If the story of “Dumbass” General Mark Milley, the same failed leader who engineered the worst withdrawal from a country, Afghanistan, in U.S. history, leaving behind many dead and wounded soldiers, many American citizens, and $85 Billion worth of the newest and most sophisticated Military equipment in the world, and our Country’s reputation, is true, then I assume he would be tried for TREASON in that he would have been dealing with his Chinese counterpart behind the President’s back and telling China that he would be giving them notification “of an attack.” Can’t do that!

For the record, I never even thought of attacking China — and China knows that. The people that fabricated the story are sick and demented, and the people who print it are just as bad. In fact, I’m the only President in decades who didn’t get the U.S. into a war — a well known fact that is seldom reported.
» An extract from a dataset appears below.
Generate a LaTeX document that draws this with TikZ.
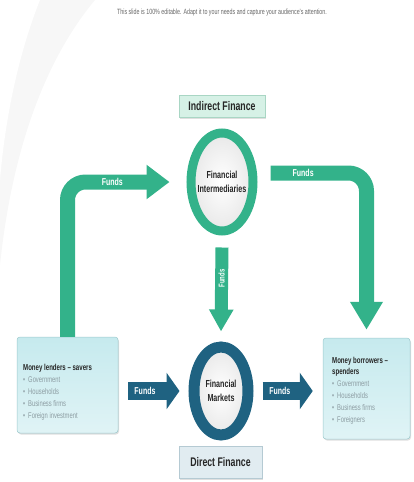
\documentclass[tikz,border=0pt]{standalone}
\usepackage{fontspec}
\setmainfont[FakeStretch=0.7, BoldFont={Liberation Sans Bold}, BoldFeatures={FakeStretch=0.7}]{Liberation Sans}
\usetikzlibrary{arrows.meta,positioning,shapes.geometric,shadows}
\definecolor{fgreen}{HTML}{33B28A}
\definecolor{fteal}{HTML}{1F6281}
\definecolor{txtdark}{HTML}{262626}
\definecolor{bulgray}{HTML}{8C9CA2}
\definecolor{mint}{HTML}{D6F1E6}
\definecolor{mintline}{HTML}{A9D6C4}
\definecolor{pale}{HTML}{E1ECF1}
\definecolor{paleline}{HTML}{B5CAD3}
\definecolor{cyanbox}{HTML}{C6EAEE}
\definecolor{cyanline}{HTML}{9CC9CC}
\newcommand{\headln}[1]{\textbf{\fontsize{8.7}{12}\selectfont\textcolor{txtdark}{#1}}}

\begin{document}
\begin{tikzpicture}[
  x=1pt, y=-1pt,
  shad/.style={drop shadow={opacity=0.25, shadow xshift=1pt, shadow yshift=-1.5pt}},
  tagbox/.style={draw=#1, line width=0.6pt, shad, inner sep=0pt, font=\bfseries\fontsize{12.5}{14}\selectfont, text=txtdark},
  side/.style={draw=cyanline, line width=0.5pt, rounded corners=3pt, shad, top color=cyanbox, bottom color=cyanbox!55},
  ring/.style={ellipse, draw=#1, line width=9pt, inner sep=0pt, inner color=white, outer color=black!9, shad},
  ctxt/.style={align=center, font=\bfseries\fontsize{10.2}{14}\selectfont, text=txtdark},
  btxt/.style={align=left, font=\fontsize{8.3}{12}\selectfont, text=bulgray, inner sep=0pt},
  lbl/.style={font=\bfseries\fontsize{10}{12}\selectfont, text=white},
  garr/.style={draw=fgreen, line width=15pt, rounded corners=18pt, -{Triangle[width=33pt, length=23pt]}},
  darr/.style={draw=fteal, line width=18pt, -{Triangle[width=36pt, length=13pt]}}
]
\useasboundingbox (0,0) rectangle (414,482);

% faint swoosh in the corner
\fill[black!3] (0,0) -- (95,0) .. controls (45,60) and (12,150) .. (0,265) -- cycle;
\fill[white] (0,0) -- (40,0) .. controls (18,55) and (5,120) .. (0,180) -- cycle;

\node[font=\fontsize{7.6}{8}\selectfont, text=black!60] (sub) at (222,13)
  {This slide is 100\% editable. Adapt it to your needs and capture your audience's attention.};

% boxes
\node[tagbox=mintline, fill=mint, minimum width=86pt, minimum height=22pt] (indir) at (222,106) {Indirect Finance};
\node[tagbox=paleline, fill=pale, minimum width=83pt, minimum height=32pt] (dir) at (220.5,462) {Direct Finance};
\node[side, minimum width=101pt, minimum height=96pt] (lend) at (67.5,385) {};
\node[side, minimum width=87pt, minimum height=101pt] (borrow) at (366.5,388.5) {};

\node[btxt, anchor=north west] (lendtxt) at (23,364)
  {\headln{Money lenders -- savers}\\
   \textbullet\hspace{3pt}Government\\
   \textbullet\hspace{3pt}Households\\
   \textbullet\hspace{3pt}Business firms\\
   \textbullet\hspace{3pt}Foreign investment};
\node[btxt, anchor=north west] (borrowtxt) at (332,357)
  {\headln{Money borrowers --}\\[-1pt]
   \headln{spenders}\\
   \textbullet\hspace{3pt}Government\\
   \textbullet\hspace{3pt}Households\\
   \textbullet\hspace{3pt}Business firms\\
   \textbullet\hspace{3pt}Foreigners};

% rings
\node[ring=fgreen, minimum width=62pt, minimum height=98pt] (fi) at (222,182) {};
\node[ctxt] (fitxt) at (fi.center) {Financial\\Intermediaries};
\node[ring=fteal, line width=11pt, minimum width=54pt, minimum height=88pt] (fm) at (221,391) {};
\node[ctxt] (fmtxt) at (fm.center) {Financial\\Markets};

% green arrows
\draw[garr] (lend.north) |- node[lbl, pos=0.72] {Funds} ([shift={(-17,0)}]fi.west);
\draw[garr, -{Triangle[width=31pt, length=28pt]}] ([shift={(13,-9)}]fi.east) -| node[lbl, pos=0.17] {Funds} ([shift={(0,-8)}]borrow.north);
\draw[garr, line width=13pt, -{Triangle[width=23pt, length=22pt]}]
  ([shift={(0,12)}]fi.south) -- node[lbl, pos=0.37, rotate=90, font=\bfseries\fontsize{8.5}{9}\selectfont] {Funds} ([shift={(0,-10)}]fm.north);

% teal arrows
\draw[darr, shorten <=10pt, shorten >=9pt] (fm.west -| lend.east) -- node[lbl, pos=0.38] {Funds} (fm.west);
\draw[darr, shorten <=9pt, shorten >=10pt] (fm.east) -- node[lbl, pos=0.38] {Funds} (fm.east -| borrow.west);
\end{tikzpicture}
\end{document}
Trump isn’t alone here. His former acting secretary of defense, Christopher Miller, said he “did not and would not ever authorize” Milley’s covert calls with the ChiComs. Miller conceded he may have been told about the calls, but noted if Woodward’s allegations are accurate, that constituted a “disgraceful and unprecedented act of insubordination,” and he called on Milley to resign immediately. Fact is, our national security analyst, Gen. B.B. Bell, U.S. Army (Ret.), has already called for Milley’s resignation based on his disastrous role in the surrender and retreat from Afghanistan.

In any case, and if for nothing more than the sake of military morale, Mark Milley needs to go. Political analyst John Hinderaker sums things up this way: “I never would have imagined that the U.S. military could sink to the level represented by Milley. He should be fired, cashiered, court-martialed, drummed out of the Army, criminally prosecuted if possible. And we need a thorough investigation into how the leadership of our armed forces could possibly have sunk so low.”

Like we said: Why does this guy still have a job?